Women's Financial Capability and Recovery After Life Events
Women face systematically higher rates of financial hardship than men following negative life events — divorce, widowhood, severe illness, job loss — and the gap survives pre-event income, education, and household-composition controls. Australian women, in particular, enter and exit hardship spells at higher rates than men with comparable pre-event resources, suggesting that the gap is not merely a consequence of disparate exposure to events but a consequence of differential recovery from events that both genders experience.
This paper frames **financial capability** as shock armour: a practical behavioural resource that distinguishes deliberate from reactive financial behaviour and that, when present, reduces the depth or duration of hardship after a life event. The construct is distinct from financial literacy (information stock) and from liquid wealth (income-smoothing capacity); it captures the non-cognitive, skill-level resources that govern whether deliberate financial action survives high-cognitive-load conditions such as a sudden separation or illness.
The empirical setting is the HILDA panel linked to the ANZ Financial Wellbeing Survey (New Zealand) financial-capability scale. The full analytic sample is 7,635 households and 18,379 individuals across the post-2016 waves that fielded the capability measure; event-specific subsamples are 969 for divorce-specific analysis and 683 for widowhood-specific analysis. The existing analysis applies an already-rich identification stack: OLS with panel fixed-effects, instrumental-variable estimation, Oaxaca-Blinder decomposition, Oster endogeneity bounds, Cox proportional-hazards modelling for hardship-spell duration, Imai-Keele mediation analysis for the income-mediator channel, and a latent-class analysis of capability profiles. The existing classical evidence already identifies financial capability as a measurable buffer against women's life-event-induced hardship.

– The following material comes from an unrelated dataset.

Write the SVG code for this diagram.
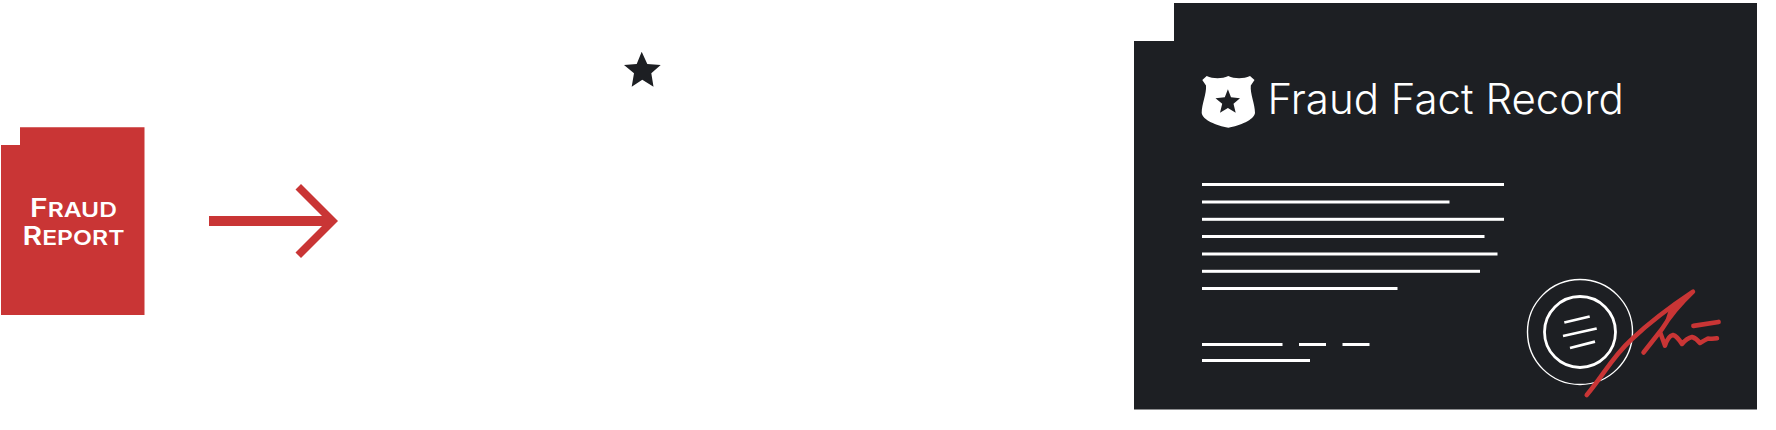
<svg xmlns="http://www.w3.org/2000/svg" width="1776" height="430" viewBox="0 0 1776 430">
<style>
.red{fill:#c93535}
.dark{fill:#1d1f23}
.ln{fill:#fff}
.rt{font-family:"Inter","Noto Sans",sans-serif;font-weight:600;fill:#fff}
.cap{font-size:25px}
.sm{font-size:20.500px}
.title{font-family:"Inter","Noto Sans",sans-serif;font-weight:300;font-size:42px;fill:#fff}
.seal{fill:none;stroke:#fff}
.sig{fill:none;stroke:#c93535;stroke-linecap:round;stroke-linejoin:round}
</style>
<rect width="1776" height="430" fill="#fff"/>
<g id="fraud-report">
<path class="red" d="M1 145H20V127.300H144.500V315H1Z"/>
<text class="rt" x="30" y="216.700" textLength="87" lengthAdjust="spacingAndGlyphs"><tspan class="cap">F</tspan><tspan class="sm">RAUD</tspan></text>
<text class="rt" x="22.500" y="244.700" textLength="102" lengthAdjust="spacingAndGlyphs"><tspan class="cap">R</tspan><tspan class="sm">EPORT</tspan></text>
</g>
<g id="connectors">
<path class="red" d="M209 216H322L295.500 189.500L301 184L338 221L301 258L295.500 252.500L322 226H209Z"/>
</g>
<g id="star">
<path class="dark" d="M641.700 51.700L647.300 64L660.700 65L651.300 73.300L653.500 86.700L642.300 79.700L631.700 86.700L634 73.300L624 65L636.700 64Z"/>
</g>
<g id="fraud-fact-record">
<path class="dark" d="M1134 41H1174V3H1757V409.500H1134Z"/>
<g id="shield">
<path fill="#fff" d="M1206.700 76C1213 79 1222 79 1228.300 76C1234.500 79 1243.500 79 1250 76L1254.500 80L1250.800 85.500C1250 94 1255 104 1255 113C1254 120 1240 125.500 1228.300 127.700C1216.500 125.500 1202.500 120 1201.700 113C1201.700 104 1206.700 94 1206 85.500L1202.300 80Z"/>
<path class="dark" d="M1227.900 89.300L1231 97.300L1240 98.300L1233.500 103.800L1235.700 112.700L1227.900 108L1220 112.700L1222.200 103.800L1215.500 98.300L1224.800 97.300Z"/>
</g>
<text class="title" x="1267.500" y="114">Fraud Fact Record</text>
<g id="text-lines">
<rect class="ln" x="1202" y="183" width="302" height="3"/>
<rect class="ln" x="1202" y="200.500" width="247.500" height="3"/>
<rect class="ln" x="1202" y="217.800" width="302" height="3"/>
<rect class="ln" x="1202" y="235" width="282.500" height="3"/>
<rect class="ln" x="1202" y="252.500" width="295.500" height="3"/>
<rect class="ln" x="1202" y="269.800" width="278" height="3"/>
<rect class="ln" x="1202" y="287" width="195.500" height="3"/>
<rect class="ln" x="1202" y="343" width="80.500" height="3"/>
<rect class="ln" x="1299" y="343" width="27" height="3"/>
<rect class="ln" x="1342.500" y="343" width="27" height="3"/>
<rect class="ln" x="1202" y="359" width="108" height="3"/>
</g>
<g id="seal">
<circle class="seal" cx="1580" cy="332" r="52.500" stroke-width="1.400"/>
<circle class="seal" cx="1580" cy="332" r="35.500" stroke-width="2.800"/>
<path class="seal" stroke-width="2.800" d="M1564.300 322.500L1589.700 316.500M1563 336L1596.700 328.500M1570 348L1595 341.700"/>
</g>
<g id="signature">
<path class="red" d="M1670 306L1693 291.700L1671 316L1663 328Z"/>
<path class="sig" stroke-width="4.500" d="M1586.700 395C1603 376 1612 357 1632 339C1650 322 1670 307 1693 291.700C1678 306 1670 316 1662 329L1643.500 352.500"/>
<path class="sig" stroke-width="4.500" d="M1660 332Q1663 340 1665 345.700Q1668 336 1673 335Q1677 336 1682 344Q1687 338 1692 337Q1696 338 1700 343Q1705 340 1708 338.500Q1713 339 1717 338.300"/>
<path class="sig" stroke-width="4.800" d="M1693.500 325.800L1718.500 322"/>
</g>
</g>
</svg>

We propose extending the existing analysis with two further ML layers: a Causal Forest CATE estimator that would recover the conditional capability effect by life-event type, gender, and pre-event hardship history, and a Random Survival Forest that would estimate hardship-spell duration without the proportional-hazards constraint. The proposed extensions would distinguish whether divorce and job-loss events, rather than widowhood, are the contexts in which the capability buffer concentrates — and supply event-type-specific intervention recommendations for women's financial-education programmes.